Light Sweet Crude Oil (WTI)
futures for March delivery, edged up $0.14 to $96.82 a barrel.
Yesterday, oil moved up to settle at a fresh four-month high as the
dollar weakened even as investors tracked some soft economic data from
the U.S. with existing home sales declining in December. Oil prices were
also helped by easing demand concerns after Japan announced fresh
monetary stimulus to prop up its sagging economy.
The price of gold was tittle changed Wednesday morning as the US dollar continued to trade weak versus a basket of currencies.
Meanwhile, Goldman Sachs in
a recent report set 3-month gold price target at $1,825 an ounce and
said adverse impact of increasing taxes and prediction for an anemic US
GDP growth are 2 factors which are bound to boost gold.
Gold for
February delivery, the most actively traded contract, edged down $1.00
to $1,692 20 an ounce.

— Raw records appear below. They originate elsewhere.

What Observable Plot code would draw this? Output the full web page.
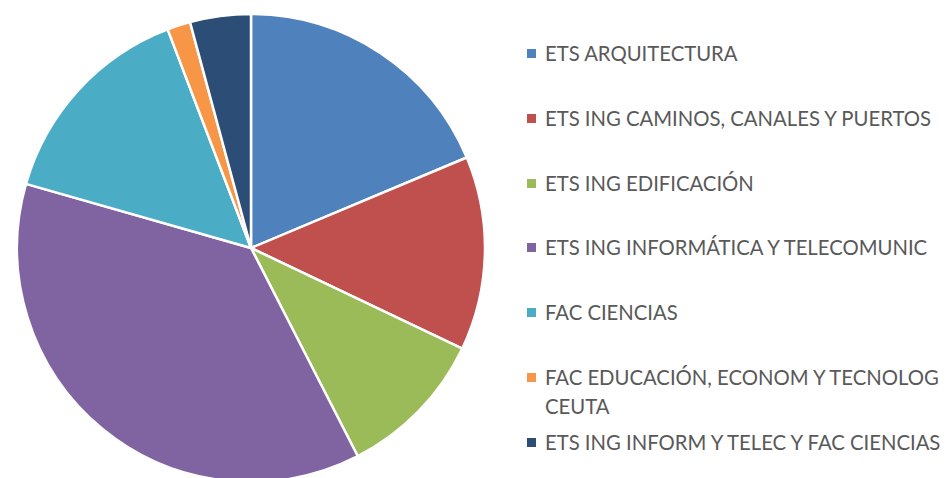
<!DOCTYPE html>
<html>
<head>
<meta charset="utf-8">
<script src="https://cdn.jsdelivr.net/npm/d3@7"></script>
<script src="https://cdn.jsdelivr.net/npm/@observablehq/plot@0.6"></script>
<style>
  html, body { margin: 0; padding: 0; background: #fff; }
  #wrap { position: relative; width: 947px; height: 478px; overflow: hidden; }
  #chart { position: absolute; left: 0; top: 0; }
  #legend { position: absolute; left: 0; top: 0; width: 947px; height: 478px; pointer-events: none;
            font-family: Lato, "Open Sans", sans-serif; font-size: 20.3px; color: #595959; }
  .item { position: absolute; left: 527px; width: 420px; display: flex; align-items: flex-start; }
  .sw { width: 9px; height: 9px; flex: none; margin-top: 10.8px; margin-right: 9px; }
  .lab { line-height: 29.5px; width: 402px; white-space: normal; }
</style>
</head>
<body>
<div id="wrap"><div id="chart"></div><div id="legend"></div></div>
<script>
const categories = [
  "ETS ARQUITECTURA",
  "ETS ING CAMINOS, CANALES Y PUERTOS",
  "ETS ING EDIFICACIÓN",
  "ETS ING INFORMÁTICA Y TELECOMUNIC",
  "FAC CIENCIAS",
  "FAC EDUCACIÓN, ECONOM Y TECNOLOG CEUTA",
  "ETS ING INFORM Y TELEC Y FAC CIENCIAS"
];
const values = [18.7, 13.4, 10.4, 37.0, 14.8, 1.6, 4.2];
const colors = ["#4F81BD", "#C0504D", "#9BBB59", "#8064A2", "#4BACC6", "#F79646", "#2C4D75"];
const legendRowCenters = [54, 119, 184, 248, 313, 378, 443];

const data = categories.map((c, i) => ({category: c, value: values[i]}));
const arcs = d3.pie().sort(null).value(d => d.value)(data);

const chart = Plot.plot({
  width: 947,
  height: 478,
  margin: 0,
  x: {type: "linear", domain: [-1, 1], range: [17, 485], axis: null},
  y: {type: "linear", domain: [-1, 1], range: [482, 14], axis: null},
  color: {domain: categories, range: colors},
  marks: [
    Plot.dot(arcs, {
      x: () => 0,
      y: () => 0,
      fill: d => d.data.category,
      render(index, scales, values, dimensions, context) {
        const cx = scales.x(0), cy = scales.y(0);
        const r = scales.x(1) - scales.x(0);
        const arcGen = d3.arc().innerRadius(0).outerRadius(r);
        const g = d3.create("svg:g").attr("transform", `translate(${cx},${cy})`);
        for (const i of index) {
          g.append("path")
            .attr("d", arcGen(arcs[i]))
            .attr("fill", values.fill[i])
            .attr("stroke", "#fff")
            .attr("stroke-width", 2.5)
            .attr("stroke-linejoin", "round");
        }
        return g.node();
      }
    })
  ]
});
document.getElementById("chart").appendChild(chart);

const legend = d3.select("#legend");
categories.forEach((c, i) => {
  const it = legend.append("div").attr("class", "item").style("top", (legendRowCenters[i] - 15.3) + "px");
  it.append("div").attr("class", "sw").style("background", colors[i]);
  it.append("div").attr("class", "lab").text(c);
});
</script>
</body>
</html>
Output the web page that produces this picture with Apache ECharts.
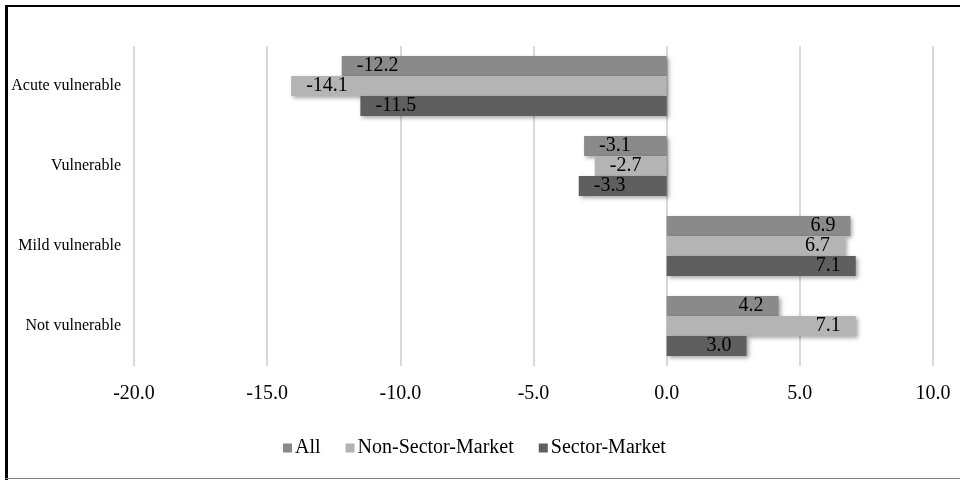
<!DOCTYPE html>
<html>
<head>
<meta charset="utf-8">
<script src="https://cdn.jsdelivr.net/npm/echarts@6/dist/echarts.min.js"></script>
<style>html,body{margin:0;padding:0;background:#fff}#c{width:960px;height:480px}</style>
</head>
<body>
<div id="c"></div>
<script>
const categories = ['Acute vulnerable', 'Vulnerable', 'Mild vulnerable', 'Not vulnerable'];
const seriesNames = ['All', 'Non-Sector-Market', 'Sector-Market'];
const allValues = [-12.2, -3.1, 6.9, 4.2];
const nonSectorValues = [-14.1, -2.7, 6.7, 7.1];
const sectorValues = [-11.5, -3.3, 7.1, 3.0];
const colors = ['#8a8a8a', '#b4b4b4', '#5f5f5f'];
const FONT = '"Liberation Serif", "Times New Roman", serif';

function mk(name, vals, color) {
  return {
    name: name, type: 'bar', barGap: '0%', barCategoryGap: '25%',
    itemStyle: { color: color, shadowBlur: 4, shadowOffsetX: 2, shadowOffsetY: 2, shadowColor: 'rgba(0,0,0,0.35)' },
    data: vals.map(v => ({
      value: v,
      label: { position: v < 0 ? 'insideLeft' : 'insideRight' }
    })),
    label: {
      show: true, distance: 15, color: '#000', fontFamily: FONT, fontSize: 20, padding: [2,0,0,0],
      formatter: p => p.value.toFixed(1)
    }
  };
}

const chart = echarts.init(document.getElementById('c'), null, { renderer: 'canvas' });
chart.setOption({
  animation: false,
  backgroundColor: '#fff',
  grid: { left: 134, right: 27, top: 46, bottom: 114, containLabel: false },
  xAxis: {
    type: 'value', min: -20, max: 10, interval: 5,
    axisLine: { show: false }, axisTick: { show: false },
    splitLine: { lineStyle: { color: '#d9d9d9', width: 2 } },
    axisLabel: { color: '#000', fontFamily: FONT, fontSize: 20, margin: 18, formatter: v => v.toFixed(1) }
  },
  yAxis: {
    type: 'category', data: categories, inverse: true,
    axisLine: { show: false }, axisTick: { show: false },
    axisLabel: { color: '#000', fontFamily: FONT, fontSize: 16, margin: 13 }
  },
  legend: {
    data: seriesNames, bottom: 17, left: 278, icon: 'rect', itemWidth: 9, itemHeight: 9,
    itemGap: 25, textStyle: { color: '#000', fontFamily: FONT, fontSize: 20, padding: [0,0,0,-2] }
  },
  graphic: [
    { type: 'rect', shape: { x: 5, y: 5, width: 3, height: 475 }, style: { fill: '#000' }, silent: true },
    { type: 'rect', shape: { x: 5, y: 5, width: 955, height: 2 }, style: { fill: '#000' }, silent: true },
    { type: 'rect', shape: { x: 5, y: 478, width: 955, height: 1 }, style: { fill: '#808080' }, silent: true }
  ],
  series: [
    mk(seriesNames[0], allValues, colors[0]),
    mk(seriesNames[1], nonSectorValues, colors[1]),
    mk(seriesNames[2], sectorValues, colors[2])
  ]
});
</script>
</body>
</html>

Yesterday, gold settled higher with investors
seeking the safe haven status of the precious metal on a weak dollar and
some soft economic data out of the U.S. showing a drop in existing home
sales. Investors also weighed the Bank of Japan's move to ease its
monetary policy.
Holdings of SPDR Gold Trust, the world's largest gold-backed exchange-traded fund, were unchanged at 1,332.61 tons.
This morning, the U.S. dollar
was lingering round its 11-month low versus the euro, while trading
flat against sterling. The buck was hovering around its 30-month high
versus the yen and ticking lower against the Swiss franc.
Today after the market hours, the API will release its US crude oil inventories report for the week ended January 18.